Cuesta seguir viviendo cuando la existencia se torna ruido, 

y se comparte con bestias consentidas y criminales. 

Y dirán mis vecinos:

—sí, siempre parecía triste.

—sí, siempre caminaba con una libreta y un libro. 

—sí, lo vimos llorar mientras escribía. 

Ese gris transeúnte no soy yo solamente,

somos los que sufrimos subcutanemente 

y que, a pesar de la intemperie urbana, 

no nos arrepentimos de seguir viviendo, 

por mucha soledad sucia que llueva, 

por mucho perro ladrando entre barrotes, 

seguimos caminando

para encontrar un lugar donde escribir

sobre la machacona cantinela 

de quienes se hacen llamar víctimas

con el estómago lleno y los privilegios intactos. 

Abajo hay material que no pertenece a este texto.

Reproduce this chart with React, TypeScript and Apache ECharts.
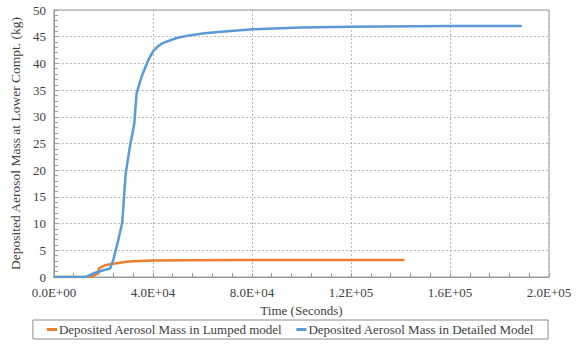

Porque, eso ya lo sabías desde que naciste, 

aquí se compite por ser el campeón de la miseria,

          de la enfermedad, 

          de la desgracia. 

Porque tú nada sabes de la vida, 

porque tú solo escribes y caminas, 

porque tú…

Y así, los otros son los mártires,

      los abnegados ciudadanos, 

      los productores, 

      los enriquecedores de tiranos. 

Y tú solo pareces triste, 

caminas en silencio con la mirada atenta

y oyes la sinfonía de la frustración, 

    del tedio, 

    del hastío 

de quienes hacen cola en la administración de lotería

esperando que la suerte les sonría

con sus dientes podridos, 

con su vergonzante andador

como los mendigos que antes iban a la Iglesia,

y rascar una moneda de la mala conciencia del ricachón de turno;

hacen cola, también, en la sucursal del banco

y rezan para que todos paguen

—no sea que alguno se rebele y quede en evidencia el miedo—

para que los señores del aire

sigan ahogándonos con sus manos invisibles

—¡pobre Adam Smith y su metáfora!—

Y sintamos que seguir viviendo no es una decisión

sino una obligación pagada en cómodos plazos.